### WRITTEN REQUEST
Report, word for word, every line of the material that contains "What".

— Start of PROVIDED RECORDS —

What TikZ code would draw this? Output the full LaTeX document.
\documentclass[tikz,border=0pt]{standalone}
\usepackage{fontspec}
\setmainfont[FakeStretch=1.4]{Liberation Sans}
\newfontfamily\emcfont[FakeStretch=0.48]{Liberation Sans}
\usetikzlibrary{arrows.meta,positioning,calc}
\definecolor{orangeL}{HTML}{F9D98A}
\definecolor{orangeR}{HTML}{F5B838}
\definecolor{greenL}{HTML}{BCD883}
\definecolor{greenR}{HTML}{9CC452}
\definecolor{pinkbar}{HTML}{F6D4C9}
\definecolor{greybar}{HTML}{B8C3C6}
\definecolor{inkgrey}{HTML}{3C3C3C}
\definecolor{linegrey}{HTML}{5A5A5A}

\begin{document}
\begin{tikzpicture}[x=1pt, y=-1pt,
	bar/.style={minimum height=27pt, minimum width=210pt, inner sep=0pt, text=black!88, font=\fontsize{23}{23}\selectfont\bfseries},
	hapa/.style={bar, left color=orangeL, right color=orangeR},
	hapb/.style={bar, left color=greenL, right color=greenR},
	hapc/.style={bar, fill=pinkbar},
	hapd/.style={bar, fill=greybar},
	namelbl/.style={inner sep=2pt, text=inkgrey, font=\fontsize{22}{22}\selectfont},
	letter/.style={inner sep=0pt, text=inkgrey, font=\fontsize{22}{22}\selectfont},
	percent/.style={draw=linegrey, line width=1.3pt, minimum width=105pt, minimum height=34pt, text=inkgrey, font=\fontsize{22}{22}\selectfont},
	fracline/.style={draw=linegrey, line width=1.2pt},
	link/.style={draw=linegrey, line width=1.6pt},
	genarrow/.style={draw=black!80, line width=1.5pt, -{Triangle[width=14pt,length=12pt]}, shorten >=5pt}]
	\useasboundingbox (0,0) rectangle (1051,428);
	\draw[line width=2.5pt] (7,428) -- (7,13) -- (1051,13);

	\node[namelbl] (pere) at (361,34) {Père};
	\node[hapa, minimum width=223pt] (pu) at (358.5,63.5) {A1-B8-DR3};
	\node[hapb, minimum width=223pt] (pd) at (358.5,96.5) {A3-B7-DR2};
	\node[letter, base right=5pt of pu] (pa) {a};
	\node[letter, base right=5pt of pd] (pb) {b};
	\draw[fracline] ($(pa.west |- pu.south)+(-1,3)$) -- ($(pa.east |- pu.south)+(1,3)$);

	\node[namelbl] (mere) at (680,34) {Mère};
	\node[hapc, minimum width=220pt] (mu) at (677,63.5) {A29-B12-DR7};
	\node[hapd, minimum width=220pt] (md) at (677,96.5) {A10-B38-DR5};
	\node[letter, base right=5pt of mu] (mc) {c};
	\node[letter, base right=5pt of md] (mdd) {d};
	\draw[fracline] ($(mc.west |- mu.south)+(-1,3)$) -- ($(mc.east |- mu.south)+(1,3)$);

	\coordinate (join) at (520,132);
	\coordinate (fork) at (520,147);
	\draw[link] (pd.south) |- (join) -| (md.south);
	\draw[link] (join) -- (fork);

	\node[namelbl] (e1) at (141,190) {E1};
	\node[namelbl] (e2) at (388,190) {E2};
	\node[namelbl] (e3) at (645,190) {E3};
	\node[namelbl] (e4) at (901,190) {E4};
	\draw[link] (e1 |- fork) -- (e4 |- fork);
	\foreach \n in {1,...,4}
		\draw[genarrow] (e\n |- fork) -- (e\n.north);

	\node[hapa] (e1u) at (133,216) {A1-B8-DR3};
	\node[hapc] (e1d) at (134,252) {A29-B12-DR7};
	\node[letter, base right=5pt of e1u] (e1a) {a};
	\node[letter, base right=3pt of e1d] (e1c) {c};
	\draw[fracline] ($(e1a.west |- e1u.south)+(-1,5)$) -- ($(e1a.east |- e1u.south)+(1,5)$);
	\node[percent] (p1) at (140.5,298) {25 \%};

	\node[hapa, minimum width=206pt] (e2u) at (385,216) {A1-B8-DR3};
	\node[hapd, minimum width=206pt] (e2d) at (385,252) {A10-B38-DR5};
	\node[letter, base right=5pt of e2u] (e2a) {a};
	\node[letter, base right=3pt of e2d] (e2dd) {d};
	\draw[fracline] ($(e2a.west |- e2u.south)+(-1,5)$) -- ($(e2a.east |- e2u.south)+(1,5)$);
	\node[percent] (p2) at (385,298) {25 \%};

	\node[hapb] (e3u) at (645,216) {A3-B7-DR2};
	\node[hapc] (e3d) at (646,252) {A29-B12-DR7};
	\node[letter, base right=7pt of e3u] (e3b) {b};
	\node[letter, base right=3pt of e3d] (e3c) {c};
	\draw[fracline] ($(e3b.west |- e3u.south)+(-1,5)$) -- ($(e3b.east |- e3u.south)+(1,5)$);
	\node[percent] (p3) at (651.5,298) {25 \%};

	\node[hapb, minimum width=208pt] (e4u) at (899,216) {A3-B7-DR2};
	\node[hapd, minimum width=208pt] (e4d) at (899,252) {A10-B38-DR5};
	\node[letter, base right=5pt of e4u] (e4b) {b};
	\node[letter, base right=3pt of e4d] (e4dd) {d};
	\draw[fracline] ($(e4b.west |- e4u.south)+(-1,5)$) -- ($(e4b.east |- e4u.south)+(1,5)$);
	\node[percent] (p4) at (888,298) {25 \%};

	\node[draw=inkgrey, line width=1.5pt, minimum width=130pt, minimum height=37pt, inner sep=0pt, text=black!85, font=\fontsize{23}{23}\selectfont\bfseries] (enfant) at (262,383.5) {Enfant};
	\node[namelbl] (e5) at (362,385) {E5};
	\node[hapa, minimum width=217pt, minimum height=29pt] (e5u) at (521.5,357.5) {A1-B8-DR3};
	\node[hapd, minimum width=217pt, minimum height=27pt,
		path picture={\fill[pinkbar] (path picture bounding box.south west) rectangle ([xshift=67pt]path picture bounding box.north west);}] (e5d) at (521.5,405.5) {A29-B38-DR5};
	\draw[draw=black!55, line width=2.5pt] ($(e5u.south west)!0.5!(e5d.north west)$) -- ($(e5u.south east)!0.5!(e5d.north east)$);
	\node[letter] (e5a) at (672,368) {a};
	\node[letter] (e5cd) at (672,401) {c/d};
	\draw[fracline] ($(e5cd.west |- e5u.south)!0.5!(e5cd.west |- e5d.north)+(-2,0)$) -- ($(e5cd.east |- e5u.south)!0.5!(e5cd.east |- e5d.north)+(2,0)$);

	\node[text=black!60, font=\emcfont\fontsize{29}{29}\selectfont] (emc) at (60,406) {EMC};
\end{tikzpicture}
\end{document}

— End of PROVIDED RECORDS —
— Start of PROVIDED RECORDS —

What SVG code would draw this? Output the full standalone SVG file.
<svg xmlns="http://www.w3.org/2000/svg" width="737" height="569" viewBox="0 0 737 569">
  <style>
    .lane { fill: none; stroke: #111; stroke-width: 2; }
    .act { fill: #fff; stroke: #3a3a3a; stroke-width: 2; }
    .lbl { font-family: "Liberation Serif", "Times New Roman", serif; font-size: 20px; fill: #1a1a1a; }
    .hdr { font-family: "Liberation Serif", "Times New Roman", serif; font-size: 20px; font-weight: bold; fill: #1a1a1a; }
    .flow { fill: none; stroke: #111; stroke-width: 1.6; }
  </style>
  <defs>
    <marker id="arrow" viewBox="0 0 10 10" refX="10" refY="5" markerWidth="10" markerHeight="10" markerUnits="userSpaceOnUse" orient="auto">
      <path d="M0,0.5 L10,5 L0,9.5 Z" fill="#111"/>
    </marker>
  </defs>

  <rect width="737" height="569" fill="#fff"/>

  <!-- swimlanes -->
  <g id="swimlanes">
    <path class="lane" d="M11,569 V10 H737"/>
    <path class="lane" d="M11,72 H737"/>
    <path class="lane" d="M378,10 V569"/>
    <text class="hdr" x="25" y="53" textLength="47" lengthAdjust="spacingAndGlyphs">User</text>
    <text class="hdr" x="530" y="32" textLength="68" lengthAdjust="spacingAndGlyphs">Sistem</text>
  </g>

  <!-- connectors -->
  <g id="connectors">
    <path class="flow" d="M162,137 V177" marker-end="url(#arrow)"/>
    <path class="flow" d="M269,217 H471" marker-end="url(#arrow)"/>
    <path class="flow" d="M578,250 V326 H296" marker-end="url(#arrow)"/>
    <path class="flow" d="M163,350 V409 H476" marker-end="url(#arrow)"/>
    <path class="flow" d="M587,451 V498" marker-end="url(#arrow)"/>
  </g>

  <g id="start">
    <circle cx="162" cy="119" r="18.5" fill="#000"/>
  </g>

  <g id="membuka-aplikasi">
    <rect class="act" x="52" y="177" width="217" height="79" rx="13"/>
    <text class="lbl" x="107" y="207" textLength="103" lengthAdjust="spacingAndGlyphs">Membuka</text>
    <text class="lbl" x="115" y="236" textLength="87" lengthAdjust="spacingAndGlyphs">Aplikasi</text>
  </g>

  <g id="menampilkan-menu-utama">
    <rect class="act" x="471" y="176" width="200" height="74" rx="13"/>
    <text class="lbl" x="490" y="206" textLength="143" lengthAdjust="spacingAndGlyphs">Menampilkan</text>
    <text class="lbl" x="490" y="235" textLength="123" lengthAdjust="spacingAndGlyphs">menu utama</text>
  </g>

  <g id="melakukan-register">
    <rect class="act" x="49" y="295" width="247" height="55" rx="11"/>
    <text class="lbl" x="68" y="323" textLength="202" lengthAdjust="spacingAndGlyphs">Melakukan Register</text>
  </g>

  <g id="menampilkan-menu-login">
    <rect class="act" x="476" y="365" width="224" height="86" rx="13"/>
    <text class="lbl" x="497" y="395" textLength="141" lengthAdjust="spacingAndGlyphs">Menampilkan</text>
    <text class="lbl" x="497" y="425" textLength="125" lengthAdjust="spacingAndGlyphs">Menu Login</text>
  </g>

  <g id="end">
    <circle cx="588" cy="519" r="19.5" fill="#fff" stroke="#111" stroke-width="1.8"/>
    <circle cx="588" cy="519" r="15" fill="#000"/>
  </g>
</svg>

— End of PROVIDED RECORDS —

### FINISHED EXERCISE
What TikZ code would draw this? Output the full LaTeX document.
What SVG code would draw this? Output the full standalone SVG file.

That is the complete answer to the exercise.